In the chart below, the yellow and red lines show all new drilling since January 2012. If no new wells were drilled, a steep decline rate would have been evident:
Texas meanwhile is reliant on the Eagle Ford:
The third placed play, the Permian Basin, is well below the productivity of Eagle Ford and Bakken, particularly when the number of wells drilled are compared to output.
The argument is complicated and detailed, but here’s their view of the cost curve:
In short, there just isn’t anywhere near enough to provide much ongoing “energy independence” for the US, at least not at below $120 per barrel. On Bernstein’s cost curve, marginal production costs beyond that rises far too sharply to be realistic.

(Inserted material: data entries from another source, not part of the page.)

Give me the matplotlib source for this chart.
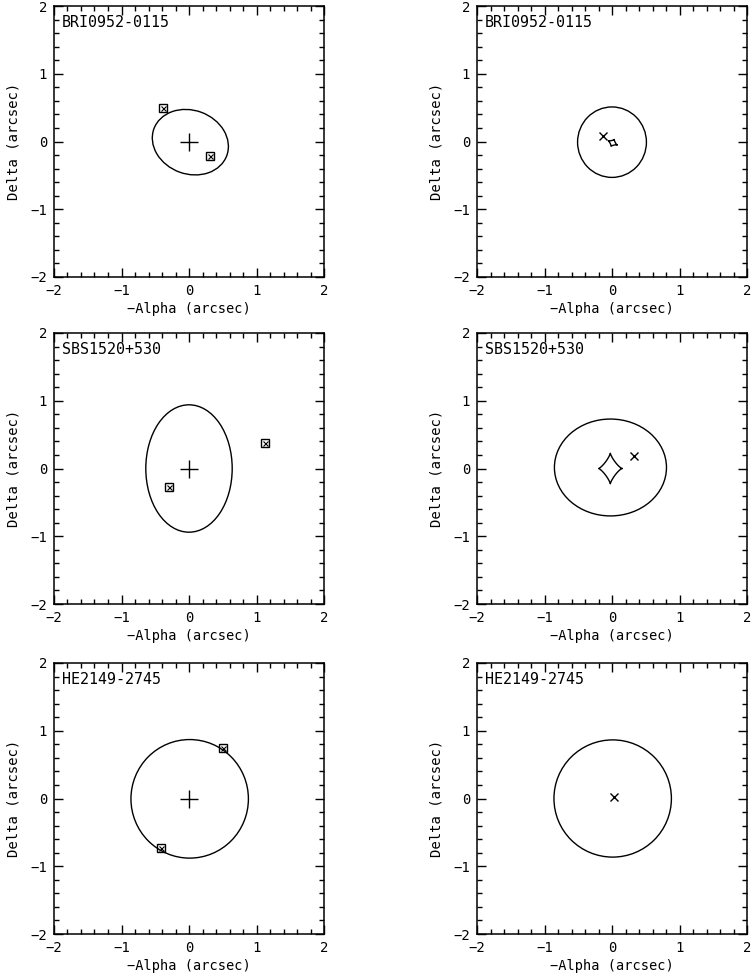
import numpy as np
import matplotlib
matplotlib.use("Agg")
import matplotlib.pyplot as plt
from matplotlib.patches import Ellipse
from matplotlib.ticker import MultipleLocator

# ---------------- data ----------------
names = ["BRI0952-0115", "SBS1520+530", "HE2149-2745"]

# image plane: critical curves (ellipses)
crit_cx = [0.02, 0.0, 0.01]
crit_cy = [-0.01, 0.0, -0.005]
crit_a = [0.575, 0.64, 0.87]
crit_b = [0.47, 0.94, 0.875]
crit_ang = [-20, 0, 0]
# lens galaxy positions (+)
lens_x = [0.0, 0.0, 0.0]
lens_y = [0.0, 0.0, 0.0]
# quasar images (boxed x)
img_x = [[-0.39, 0.31], [1.13, -0.30], [0.505, -0.41]]
img_y = [[0.50, -0.21], [0.38, -0.27], [0.745, -0.725]]

# source plane: cut curves (ellipses)
cut_cx = [0.0, -0.023, 0.01]
cut_cy = [-0.01, 0.015, 0.0]
cut_a = [0.51, 0.83, 0.87]
cut_b = [0.52, 0.715, 0.865]
# tangential caustics (astroid-like); None = not drawn
ast_cx = [0.01, -0.025, None]
ast_cy = [-0.02, 0.0, None]
ast_a = [0.07, 0.172, None]
ast_b = [0.055, 0.225, None]
ast_ang = [-25, 0, None]
# source positions (x)
src_x = [-0.135, 0.33, 0.025]
src_y = [0.085, 0.185, 0.02]

xticks = [-2, -1, 0, 1, 2]
xlabel = "\u2212Alpha (arcsec)"
ylabel = "Delta (arcsec)"

# ---------------- figure ----------------
W, H = 752, 977
fig = plt.figure(figsize=(W / 100, H / 100), dpi=100)
FONT = "DejaVu Sans Mono"
plt.rcParams["font.family"] = FONT

col_x = [54 / W, 477 / W]
col_w = 270 / W
row_top = [6, 333, 663]
row_h = 271

def style(ax):
    ax.set_xlim(-2, 2)
    ax.set_ylim(-2, 2)
    ax.set_xticks(xticks)
    ax.set_yticks(xticks)
    ax.xaxis.set_minor_locator(MultipleLocator(0.2))
    ax.yaxis.set_minor_locator(MultipleLocator(0.2))
    ax.tick_params(which="both", direction="in", top=True, right=True,
                   width=1.0, labelsize=10)
    ax.tick_params(which="major", length=6.5, pad=5)
    ax.tick_params(which="minor", length=3.3)
    for s in ax.spines.values():
        s.set_linewidth(1.1)
    ax.set_xlabel(xlabel, fontsize=9.8, labelpad=3)
    ax.set_ylabel(ylabel, fontsize=10, labelpad=7)

lw = 1.0
for r in range(3):
    bottom = (H - row_top[r] - row_h) / H
    hgt = row_h / H
    # left: image plane
    ax = fig.add_axes([col_x[0], bottom, col_w, hgt])
    style(ax)
    ax.add_patch(Ellipse((crit_cx[r], crit_cy[r]), 2 * crit_a[r], 2 * crit_b[r],
                         angle=crit_ang[r], fill=False, lw=lw, color="black"))
    ax.plot(lens_x[r], lens_y[r], marker="+", ms=12.5, mew=1.0, color="black", ls="none")
    ax.plot(img_x[r], img_y[r], marker="s", ms=5.6, mew=1.0, mfc="none", color="black", ls="none")
    ax.plot(img_x[r], img_y[r], marker="x", ms=3.6, mew=0.8, color="black", ls="none")
    ax.text(0.03, 0.965, names[r], transform=ax.transAxes, ha="left", va="top", fontsize=10.8)

    # right: source plane
    ax = fig.add_axes([col_x[1], bottom, col_w, hgt])
    style(ax)
    ax.add_patch(Ellipse((cut_cx[r], cut_cy[r]), 2 * cut_a[r], 2 * cut_b[r],
                         fill=False, lw=lw, color="black"))
    if ast_a[r] is not None:
        t = np.linspace(0, 2 * np.pi, 400)
        q = 2.5
        u = ast_a[r] * np.sign(np.cos(t)) * np.abs(np.cos(t)) ** q
        v = ast_b[r] * np.sign(np.sin(t)) * np.abs(np.sin(t)) ** q
        th = np.deg2rad(ast_ang[r])
        xs = ast_cx[r] + u * np.cos(th) - v * np.sin(th)
        ys = ast_cy[r] + u * np.sin(th) + v * np.cos(th)
        ax.plot(xs, ys, color="black", lw=lw)
    ax.plot(src_x[r], src_y[r], marker="x", ms=5.5, mew=1.0, color="black", ls="none")
    ax.text(0.03, 0.965, names[r], transform=ax.transAxes, ha="left", va="top", fontsize=10.8)

fig.savefig("out.png", dpi=100)
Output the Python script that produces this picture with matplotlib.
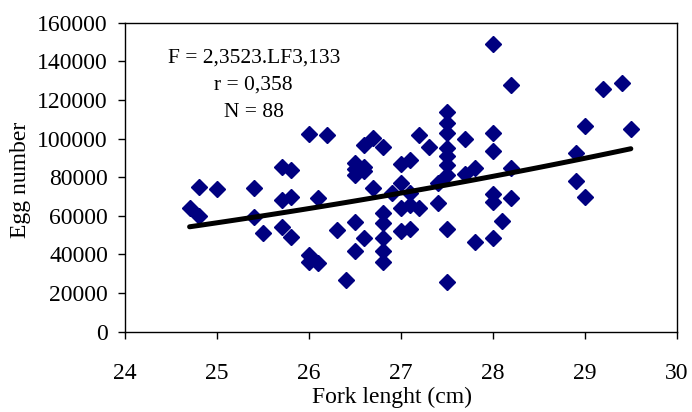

But what about the advances that are leading to lower production costs? Brackett and Gruber argue that drilling costs themselves are falling mostly because of a cyclical downturn in service costs, with only a fraction of the fall in costs coming from secular improvements in technology and so on. Here is Gruber:
The largest cost component of a shale well is pressure pumping, or hydraulic fracturing, which comprises 35-40% of the cost. Pumping rates are now down about 30% from the peak in 2011 due to oversupply. Combined with deflation across other key inputs, the cost of a shale well has dropped about 15% over the last two years, just from cyclical factors. We also estimate that secular efficiency improvements have cut costs by another 4% over this period. Thus the cyclical factors were almost four times more impactful.
Furthermore, they say oil investors are missing the fact that resources vary within each basin, not just between basins. As the good resources are drilled first, their yields fall rapidly — and then drilling shifting inevitably shifts towards the lower-yielding sites.
The end result is that the cost of a marginal barrel of US shale oil remains high — in fact at a comparable level to “conventional” plays:
The cost curves are based after two years of monitoring emerging shale plays. Brackett says that has also led them to see a low probability of any new shale plays being incredibly abundant:
So we’ve spent a lot of time in the last two years scouring for the next Eagle Ford, for the next Bakken in hopefully a fairly meticulous and methodical way. We would love to be able to discover one in its infancy and come out and pound the table about how wonderful a new shale could be – to date we’ve been disappointed by the emerging shales we’ve encountered.
Consequently, they have oil price forecasts above consensus, with “WTI near $100s/bbl near term, $120+/bbl after 2017″.